In its comments, CDI, DFA and Land O’Lakes, asked USDA to reconsider and adopt Class I transportation credits – omitted in the recommended decision – and funded by an assessment on processors.
Several processor groups continued to express opinions that a California FMMO was not needed. DIC want so far as to say the California FMMO was unjustified and ignored decades of U.S. Supreme Court precedent.
While taking no position on the California FMMO specifically, the International Dairy Foods Association (IDFA) continued its longstanding opposition to federal orders in general. In comments submitted by legal counsel Steven J. Rosenbaum, IDFA questioned whether USDA had adequately proved “disorderly” marketing conditions existed in California.
In addition to endorsing DIC comments regarding pooling, Leprino Foods Company said USDA used outdated cost data in its economic analysis. And, by establishing manufacturing or “make” allowances aligned with other FMMOs, USDA failed to recognize higher processor costs in California.
Comments filed by Wendy Yoviene, representing Dean Foods Company, said USDA underestimated a processor’s time and costs related to paperwork burdens, especially with separate FMMO and state quota program recording requirements.
CDFA moving forward on quota oversight
Also drawing comments from producer groups was USDA’s determination that an existing California quota program should remain entirely within the jurisdiction of the California Department of Food and Agriculture (CDFA).

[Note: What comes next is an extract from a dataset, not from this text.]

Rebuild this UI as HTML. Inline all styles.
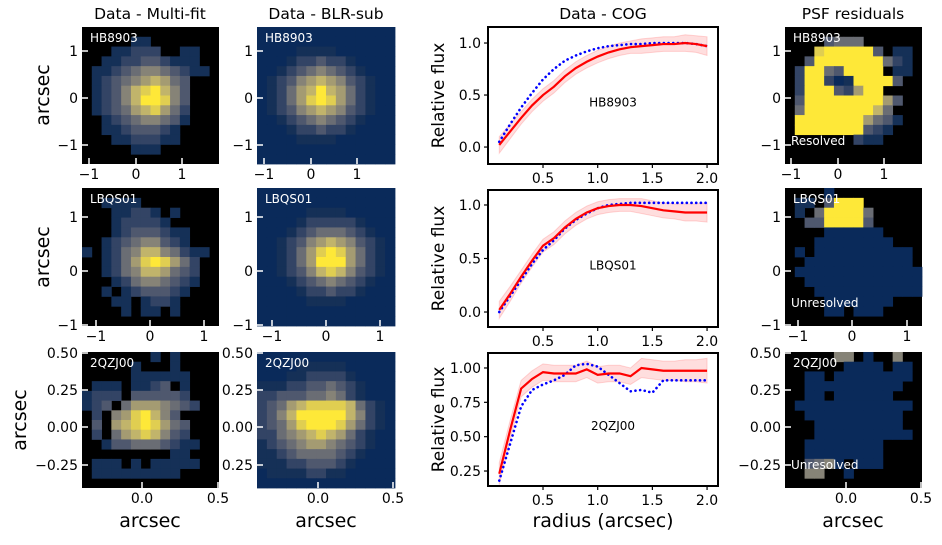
<!DOCTYPE html>
<html><head><meta charset="utf-8"><style>
body{margin:0;background:#fff;}
svg{display:block;font-family:"DejaVu Sans","Liberation Sans",sans-serif;}
</style></head><body>
<svg id="fig" width="942" height="545" viewBox="0 0 942 545" xmlns="http://www.w3.org/2000/svg"></svg>
<script>
// ---------- data ----------
const radius = [0.1,0.2,0.3,0.4,0.5,0.6,0.7,0.8,0.9,1.0,1.1,1.2,1.3,1.4,1.5,1.6,1.7,1.8,1.9,2.0];
const hbRed  = [0.02,0.15,0.28,0.40,0.50,0.58,0.68,0.76,0.82,0.87,0.91,0.94,0.96,0.97,0.98,0.99,0.99,1.0,0.99,0.97];
const hbBlue = [0.05,0.22,0.38,0.52,0.65,0.75,0.83,0.88,0.92,0.95,0.97,0.98,0.99,0.99,1.0,1.0,1.0,1.0,0.99,0.97];
const lbRed  = [0.02,0.17,0.33,0.48,0.62,0.69,0.79,0.87,0.93,0.97,0.99,1.0,1.0,0.99,0.97,0.95,0.94,0.93,0.93,0.93];
const lbBlue = [0.0,0.15,0.30,0.45,0.58,0.67,0.78,0.86,0.92,0.97,1.0,1.01,1.02,1.02,1.02,1.02,1.02,1.02,1.02,1.02];
const qzRed  = [0.23,0.55,0.85,0.92,0.97,0.96,0.96,0.96,0.99,0.95,0.96,0.96,0.94,1.0,0.99,0.98,0.98,0.98,0.98,0.98];
const qzBlue = [0.18,0.45,0.72,0.84,0.88,0.91,0.95,1.02,1.03,1.01,0.95,0.89,0.83,0.84,0.82,0.91,0.91,0.91,0.91,0.91];
const bandHalf = [0.08,0.07,0.06,0.06,0.06,0.06,0.06,0.06,0.06,0.06,0.06,0.06,0.06,0.07,0.07,0.07,0.07,0.08,0.08,0.09];
const xTicksCog = [0.5,1.0,1.5,2.0];
const yTicksCog12 = [0.0,0.5,1.0];
const yTicksCog3 = [0.25,0.50,0.75,1.00];

const gridA=["..............",".....11.......","...11222..11..","..1122332111..",".112345543211.",".1234567643...",".1235789753...",".1235799853...",".1234678642...","..123455431...","..11233321....","...1122211....",".....111......",".............."];
const gridB=["00000000000000","00000000000000","00001111000000","00012232210000","00123454321000","01235676532100","01246797642100","01246898642100","01235676532100","00123454321000","00012232210000","00001111000000","00000000000000","00000000000000"];
const gridC=["..............","..1111........","...11221.1....","...122221.....","...12333211...","..123455321...","1.12457754211.","..1246898642..","..1245776432..","...124554321..","..1.1233321...","...11.1221....","....1.11.1....",".............."];
const gridD=["00000000000000","00000000000000","00000111100000","00001222221000","00012344432100","00123567653210","00124689864210","00124699964210","00123578753210","00012345432100","00001223221000","00000111100000","00000000000000","00000000000000"];
const gridE=[".......1.1....",".....1...1....",".....111111...",".111.1123.1...","1222.333332...","123.46665432..",".2.5689753....",".3.67898643...",".2.46787532...","..1334443211..",".........11...",".111.1.11111..",".111111111....",".............."];
const gridF=["00000000000000","00001111100000","00011222210000","11122334321000","22333445421000","23467888874210","23579999975210","23468999864210","22456787642100","12345665432100","11234444321000","11122333210000","01111221100000","00000000000000"];
const gridG=["..............","....3444......","...8999993.11.","..39999999421.",".299439999.11.",".29920199993..",".299932699....",".39999999963..",".4999999974...",".99999996431..",".9999999321...",".......211....","..............",".............."];
const gridH=["....0.........",".11.3999......",".1.499994.....","..3399993.....","....000000....","...00000000...",".0.0000000000.","..00000000000.",".0000000000000","..000000000000","...00000000000","....0000000...","....00.000....",".............."];
const gridI=[".....55.0..5..","......0000.00.","..00.00000000.","..0000000000..","..00.000000...",".000000000000.","..0000000000..","...000000000..","...0000000000.","..00000000....","..00000000....","..3450.000....","..55..0.......",".............."];

// ---------- helpers ----------
const svg=document.getElementById('fig');
const NS='http://www.w3.org/2000/svg';
function mk(tag,attrs,parent){const e=document.createElementNS(NS,tag);for(const k in attrs)e.setAttribute(k,attrs[k]);(parent||svg).appendChild(e);return e;}
function txt(x,y,s,size,anchor,parent,extra){const e=mk('text',Object.assign({x:x,y:y,'font-size':size,'text-anchor':anchor||'middle',fill:'#000'},extra||{}),parent);e.textContent=s;return e;}
const stops=[[0,[0,34,78]],[0.25,[65,77,107]],[0.5,[124,123,120]],[0.75,[188,175,111]],[1,[254,232,56]]];
function cividis(t){for(let i=1;i<stops.length;i++){if(t<=stops[i][0]){const a=stops[i-1],b=stops[i];const f=(t-a[0])/(b[0]-a[0]);const c=a[1].map((v,j)=>Math.round(v+(b[1][j]-v)*f));return 'rgb('+c.join(',')+')';}}return 'rgb(254,232,56)';}
function colorOf(ch){if(ch==='0')return 'rgb(10,42,90)';return cividis(0.08+0.92*(parseInt(ch)-1)/8);}

function heat(grid,x0,y0,w,h,name,label,label2){
  const g=mk('g',{});
  
  
  mk('rect',{x:x0,y:y0,width:w,height:h,fill:'#000'},g);
  const n=grid.length,m=grid[0].length,cw=w/m,ch=h/n;
  grid.forEach((row,r)=>{for(let c=0;c<m;c++){const v=row[c];if(v==='.')continue;
    const cell=mk('rect',{x:(x0+c*cw).toFixed(2),y:(y0+r*ch).toFixed(2),width:(cw+0.4).toFixed(2),height:(ch+0.4).toFixed(2),fill:colorOf(v)},g);
    
    
  }});
  const t=txt(x0+8,y0+15,label,12,'start',g,{fill:'#fff'});
  
  
  if(label2){const t2=txt(x0+6,y0+h-19,label2,12,'start',g,{fill:'#fff'});
    
    }
}
function imgTicks(x0,y0,w,h,xt,yt){
  xt.forEach(([px,l])=>{mk('line',{x1:px,x2:px,y1:y0+h,y2:y0+h-6,stroke:'#fff','stroke-width':1.5});
    const t=txt(px,y0+h+15,l,14,'middle');});
  yt.forEach(([py,l])=>{mk('line',{x1:x0,x2:x0+6,y1:py,y2:py,stroke:'#fff','stroke-width':1.5});
    const t=txt(x0-4,py+5,l,14,'end');});
}
function cog(y0,h,ymin,ymax,red,blue,yt,fmt,label){
  const x0=488,w=230,xmin=-0.003,xmax=2.1;
  const X=v=>x0+(v-xmin)/(xmax-xmin)*w, Y=v=>y0+h-(v-ymin)/(ymax-ymin)*h;
  const g=mk('g',{});
  
  
  const cp='clip'+label;const cl=mk('clipPath',{id:cp},g);mk('rect',{x:x0,y:y0,width:w,height:h},cl);
  let up=radius.map((r,i)=>X(r)+','+Y(red[i]+bandHalf[i])).join(' ');
  let dn=radius.map((r,i)=>X(r)+','+Y(red[i]-bandHalf[i])).reverse().join(' ');
  const band=mk('polygon',{points:up+' '+dn,fill:'rgba(255,0,0,0.13)',stroke:'rgba(255,0,0,0.15)','clip-path':'url(#'+cp+')'},g);
  
  const bl=mk('polyline',{points:radius.map((r,i)=>X(r)+','+Y(blue[i])).join(' '),fill:'none',stroke:'#00f','stroke-width':2.6,'stroke-dasharray':'0.1 4.6','stroke-linecap':'round'},g);
  
  const rl=mk('polyline',{points:radius.map((r,i)=>X(r)+','+Y(red[i])).join(' '),fill:'none',stroke:'#f00','stroke-width':2.2},g);
  
  mk('rect',{x:x0,y:y0,width:w,height:h,fill:'none',stroke:'#000','stroke-width':2},g);
  xTicksCog.forEach(v=>{mk('line',{x1:X(v),x2:X(v),y1:y0+h,y2:y0+h+4,stroke:'#000','stroke-width':1.2},g);
    const t=txt(X(v),y0+h+19,v.toFixed(1),14,'middle',g);});
  yt.forEach(v=>{mk('line',{x1:x0-4,x2:x0,y1:Y(v),y2:Y(v),stroke:'#000','stroke-width':1.2},g);
    const t=txt(x0-7,Y(v)+5,v.toFixed(fmt),14,'end',g);});
  const tl=txt(613,y0+h*0.58,label,12,'middle',g);
  const yl=txt(0,0,'Relative flux',17,'middle',g,{transform:'translate(444,'+(y0+h/2)+') rotate(-90)'});
  
}

// ---------- titles ----------
[['Data - Multi-fit',150],['Data - BLR-sub',326],['Data - COG',603],['PSF residuals',853]].forEach(([s,x])=>{
  const t=txt(x,19,s,15.5,'middle');});

// ---------- images ----------
heat(gridA,82,27,137,137,'multifit-hb8903','HB8903');
heat(gridB,257,27,138,137,'blrsub-hb8903','HB8903');
heat(gridG,785,27,137,137,'psf-residual-hb8903','HB8903','Resolved');
heat(gridC,82,188,137,138,'multifit-lbqs01','LBQS01');
heat(gridD,257,188,138,138,'blrsub-lbqs01','LBQS01');
heat(gridH,785,188,137,138,'psf-residual-lbqs01','LBQS01','Unresolved');
heat(gridE,82,352,137,136,'multifit-2qzj00','2QZJ00');
heat(gridF,257,352,138,136,'blrsub-2qzj00','2QZJ00');
heat(gridI,785,352,137,136,'psf-residual-2qzj00','2QZJ00','Unresolved');

imgTicks(82,27,137,137,[[89,'\u22121'],[136,'0'],[182,'1']],[[51,'1'],[98,'0'],[145,'\u22121']]);
imgTicks(257,27,138,137,[[264,'\u22121'],[311,'0'],[357,'1']],[[51,'1'],[98,'0'],[145,'\u22121']]);
imgTicks(785,27,137,137,[[791,'\u22121'],[838,'0'],[884,'1']],[[51,'1'],[98,'0'],[145,'\u22121']]);
imgTicks(82,188,137,138,[[96,'\u22121'],[150,'0'],[204,'1']],[[217,'1'],[271,'0'],[325,'\u22121']]);
imgTicks(257,188,138,138,[[272,'\u22121'],[326,'0'],[380,'1']],[[217,'1'],[271,'0'],[325,'\u22121']]);
imgTicks(785,188,137,138,[[798,'\u22121'],[852,'0'],[907,'1']],[[217,'1'],[271,'0'],[325,'\u22121']]);
imgTicks(82,352,137,136,[[142,'0.0'],[218,'0.5']],[[353,'0.50'],[390,'0.25'],[427,'0.00'],[465,'\u22120.25']]);
imgTicks(257,352,138,136,[[318,'0.0'],[393,'0.5']],[[353,'0.50'],[390,'0.25'],[427,'0.00'],[465,'0.25']]);
imgTicks(785,352,137,136,[[846,'0.0'],[921,'0.5']],[[353,'0.50'],[390,'0.25'],[427,'0.00'],[465,'\u22120.25']]);

// axis titles
[[42,95],[42,257],[19,420]].forEach(([x,y])=>{const t=txt(0,0,'arcsec',19,'middle',svg,{transform:'translate('+(x+7)+','+y+') rotate(-90)'});
  });
[[150,'arcsec'],[326,'arcsec'],[853,'arcsec'],[603,'radius (arcsec)']].forEach(([x,s])=>{
  const t=txt(x,527,s,19,'middle');});

// ---------- COG ----------
cog(27,137,-0.163,1.154,hbRed,hbBlue,yTicksCog12,1,'HB8903');
cog(190,137,-0.14,1.14,lbRed,lbBlue,yTicksCog12,1,'LBQS01');
cog(353,133,0.141,1.109,qzRed,qzBlue,yTicksCog3,2,'2QZJ00');
</script>
</body></html>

CDFA Secretary Karen Ross submitted comments informing USDA the state agency was “ready and willing” to establish a stand-alone program, including administering authorized deductions from milk payments due to producers. However, she said legislation is needed to remove any statutory ambiguity that may exist in California’s statutes to ensure the proper authority lies with CDFA.

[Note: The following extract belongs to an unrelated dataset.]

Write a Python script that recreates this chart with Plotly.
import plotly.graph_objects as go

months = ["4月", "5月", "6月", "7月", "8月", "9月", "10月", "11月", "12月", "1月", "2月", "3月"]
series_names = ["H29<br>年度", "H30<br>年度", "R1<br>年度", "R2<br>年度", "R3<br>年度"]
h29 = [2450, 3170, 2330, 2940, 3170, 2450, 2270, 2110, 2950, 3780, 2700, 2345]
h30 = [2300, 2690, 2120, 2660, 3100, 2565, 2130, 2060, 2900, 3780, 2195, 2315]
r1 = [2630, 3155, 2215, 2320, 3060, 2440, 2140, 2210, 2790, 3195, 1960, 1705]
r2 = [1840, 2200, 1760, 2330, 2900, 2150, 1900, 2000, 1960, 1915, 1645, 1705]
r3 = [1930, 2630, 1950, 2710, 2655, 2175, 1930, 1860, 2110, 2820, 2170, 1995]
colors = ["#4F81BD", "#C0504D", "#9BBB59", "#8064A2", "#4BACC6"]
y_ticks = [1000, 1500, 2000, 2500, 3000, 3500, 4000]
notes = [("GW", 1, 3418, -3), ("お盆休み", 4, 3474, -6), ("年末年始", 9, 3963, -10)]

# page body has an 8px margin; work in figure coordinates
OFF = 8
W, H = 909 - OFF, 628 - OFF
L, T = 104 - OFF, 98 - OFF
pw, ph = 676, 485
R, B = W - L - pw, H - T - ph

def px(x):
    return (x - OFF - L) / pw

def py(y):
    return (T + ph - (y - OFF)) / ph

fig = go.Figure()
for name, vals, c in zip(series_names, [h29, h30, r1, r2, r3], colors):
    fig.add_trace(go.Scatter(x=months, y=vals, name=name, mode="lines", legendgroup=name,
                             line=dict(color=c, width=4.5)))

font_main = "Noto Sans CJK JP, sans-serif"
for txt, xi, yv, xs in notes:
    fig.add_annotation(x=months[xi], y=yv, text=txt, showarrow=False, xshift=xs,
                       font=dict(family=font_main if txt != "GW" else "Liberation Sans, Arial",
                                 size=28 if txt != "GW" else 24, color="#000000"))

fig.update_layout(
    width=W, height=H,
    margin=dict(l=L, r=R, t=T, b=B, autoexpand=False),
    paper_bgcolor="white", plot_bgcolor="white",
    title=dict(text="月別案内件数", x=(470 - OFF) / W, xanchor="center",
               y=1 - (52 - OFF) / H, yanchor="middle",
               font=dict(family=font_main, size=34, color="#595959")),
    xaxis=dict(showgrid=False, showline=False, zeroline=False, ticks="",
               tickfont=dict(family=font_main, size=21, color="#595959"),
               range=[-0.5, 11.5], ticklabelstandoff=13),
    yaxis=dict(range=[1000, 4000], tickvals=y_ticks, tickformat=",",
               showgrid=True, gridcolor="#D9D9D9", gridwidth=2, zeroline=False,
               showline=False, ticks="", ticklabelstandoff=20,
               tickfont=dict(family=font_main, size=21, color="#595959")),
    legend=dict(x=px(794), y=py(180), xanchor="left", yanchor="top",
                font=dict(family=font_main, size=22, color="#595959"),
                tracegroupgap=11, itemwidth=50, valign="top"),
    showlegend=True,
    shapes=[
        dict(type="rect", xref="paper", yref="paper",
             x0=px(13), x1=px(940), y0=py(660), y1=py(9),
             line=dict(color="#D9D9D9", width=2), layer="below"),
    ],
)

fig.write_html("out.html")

According to Ross, that legislation would be developed through the California Producer Review Board and would require approval in a separate producer referendum. CDFA’s goal is that all of this should happen prior to a producer referendum on the California FMMO.

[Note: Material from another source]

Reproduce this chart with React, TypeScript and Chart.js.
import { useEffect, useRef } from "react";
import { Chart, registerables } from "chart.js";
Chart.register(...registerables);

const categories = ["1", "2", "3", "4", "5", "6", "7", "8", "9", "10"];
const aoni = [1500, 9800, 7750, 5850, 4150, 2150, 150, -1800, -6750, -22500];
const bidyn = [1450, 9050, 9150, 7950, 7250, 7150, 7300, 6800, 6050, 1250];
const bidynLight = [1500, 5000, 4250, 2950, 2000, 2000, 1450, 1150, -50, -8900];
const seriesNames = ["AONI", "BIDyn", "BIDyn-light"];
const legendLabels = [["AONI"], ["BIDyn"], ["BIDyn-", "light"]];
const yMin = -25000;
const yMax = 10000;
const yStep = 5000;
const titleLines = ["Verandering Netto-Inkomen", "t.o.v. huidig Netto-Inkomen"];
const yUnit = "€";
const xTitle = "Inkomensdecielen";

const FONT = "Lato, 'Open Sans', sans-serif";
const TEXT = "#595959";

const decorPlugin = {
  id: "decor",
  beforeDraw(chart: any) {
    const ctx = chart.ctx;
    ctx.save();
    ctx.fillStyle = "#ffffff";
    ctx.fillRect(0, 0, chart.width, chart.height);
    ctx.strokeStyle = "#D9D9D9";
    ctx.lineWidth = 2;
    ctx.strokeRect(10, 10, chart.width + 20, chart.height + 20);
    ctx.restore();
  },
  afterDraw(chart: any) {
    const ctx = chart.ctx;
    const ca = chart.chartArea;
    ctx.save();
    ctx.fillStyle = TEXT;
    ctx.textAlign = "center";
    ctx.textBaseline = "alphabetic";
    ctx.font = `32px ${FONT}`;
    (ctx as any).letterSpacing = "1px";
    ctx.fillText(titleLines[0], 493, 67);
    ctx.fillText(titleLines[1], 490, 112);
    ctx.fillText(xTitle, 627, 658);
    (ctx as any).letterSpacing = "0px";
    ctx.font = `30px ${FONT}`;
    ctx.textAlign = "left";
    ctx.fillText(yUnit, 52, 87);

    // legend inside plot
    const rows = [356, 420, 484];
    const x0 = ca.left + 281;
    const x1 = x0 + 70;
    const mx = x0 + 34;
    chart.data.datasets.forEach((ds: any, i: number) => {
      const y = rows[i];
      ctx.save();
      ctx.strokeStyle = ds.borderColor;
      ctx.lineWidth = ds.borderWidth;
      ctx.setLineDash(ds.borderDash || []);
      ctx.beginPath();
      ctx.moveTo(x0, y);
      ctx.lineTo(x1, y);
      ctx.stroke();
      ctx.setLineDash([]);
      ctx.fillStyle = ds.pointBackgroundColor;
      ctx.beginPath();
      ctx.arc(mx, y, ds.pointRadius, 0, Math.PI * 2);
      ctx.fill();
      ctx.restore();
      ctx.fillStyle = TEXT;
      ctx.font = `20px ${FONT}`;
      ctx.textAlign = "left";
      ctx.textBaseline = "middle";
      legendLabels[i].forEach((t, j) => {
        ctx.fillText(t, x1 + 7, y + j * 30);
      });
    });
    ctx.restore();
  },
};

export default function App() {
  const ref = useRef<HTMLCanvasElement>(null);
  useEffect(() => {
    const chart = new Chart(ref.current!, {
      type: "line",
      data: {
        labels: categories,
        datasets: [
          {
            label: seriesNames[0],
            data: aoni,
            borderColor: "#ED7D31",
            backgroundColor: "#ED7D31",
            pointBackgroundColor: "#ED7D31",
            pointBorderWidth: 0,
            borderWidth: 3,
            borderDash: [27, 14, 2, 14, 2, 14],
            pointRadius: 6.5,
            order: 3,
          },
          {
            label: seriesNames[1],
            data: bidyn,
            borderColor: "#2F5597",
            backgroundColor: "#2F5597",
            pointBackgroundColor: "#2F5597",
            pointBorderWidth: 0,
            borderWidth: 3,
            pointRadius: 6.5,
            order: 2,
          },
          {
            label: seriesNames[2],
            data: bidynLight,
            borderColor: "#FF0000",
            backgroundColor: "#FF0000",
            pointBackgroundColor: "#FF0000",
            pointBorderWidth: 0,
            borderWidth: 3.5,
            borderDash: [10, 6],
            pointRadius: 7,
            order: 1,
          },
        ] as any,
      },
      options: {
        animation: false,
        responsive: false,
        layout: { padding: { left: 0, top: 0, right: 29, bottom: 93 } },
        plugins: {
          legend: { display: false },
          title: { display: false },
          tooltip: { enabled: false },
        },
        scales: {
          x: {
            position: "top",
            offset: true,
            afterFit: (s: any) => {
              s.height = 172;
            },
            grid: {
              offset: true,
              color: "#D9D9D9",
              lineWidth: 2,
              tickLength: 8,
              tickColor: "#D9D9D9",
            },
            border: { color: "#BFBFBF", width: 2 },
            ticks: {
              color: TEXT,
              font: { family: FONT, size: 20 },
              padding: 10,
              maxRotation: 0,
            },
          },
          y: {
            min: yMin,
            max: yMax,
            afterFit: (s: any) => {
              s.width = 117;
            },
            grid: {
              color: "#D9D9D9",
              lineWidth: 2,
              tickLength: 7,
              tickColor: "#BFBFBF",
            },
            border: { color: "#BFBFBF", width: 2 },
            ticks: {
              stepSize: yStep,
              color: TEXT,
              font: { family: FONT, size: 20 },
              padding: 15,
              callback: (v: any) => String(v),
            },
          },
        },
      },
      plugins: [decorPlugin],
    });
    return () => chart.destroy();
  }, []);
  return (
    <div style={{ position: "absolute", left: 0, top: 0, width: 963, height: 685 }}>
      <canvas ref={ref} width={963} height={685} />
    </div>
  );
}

In comments to USDA, WUD’s AcMoody urged delay of the California FMMO producer referendum until CDFA provides details on how it will separately manage the quota program. The California Producer-Handlers Association (CPHA) agreed, seeking an extension on any USDA comment period until CDFA provide final details.
Three Producer Review Board meetings have been scheduled: May 30, June 15 and June 29, all in Modesto, California.
Previously, Ross named members of the Producer Review Board charged with creating the stand-alone quota program. Newly appointed members are: Chuck Ahlem, Jarrid Bordessa, Arie De Jong, Ted DeGroot, Fred Douma, Joey Fernandes, Scott Magneson, John Moons and Mike Gallo. They join current board members: Wes Bylsma, Craig Gordon, Rodney Kamper, Ron Koetsier, George te Velde and Case Van Steyn. Appointed as alternate members were Arlin Van Groningen and Tony Nunes III.
What’s next?
The next USDA deadline is June 20, when a comment period regarding the California FMMO ballot and voting procedures ends.
Following a review of comments on its recommended decision, USDA will publish a “final decision” and, if USDA continues to recommend a California FMMO, will conduct a referendum among affected Californian dairy producers.
According to USDA estimates, about 1,443 producers are eligible to vote, either through individual or bloc voting. Two-thirds of California dairy producers, or those producing two-thirds of the state’s milk, must approve the FMMO for it to be implemented.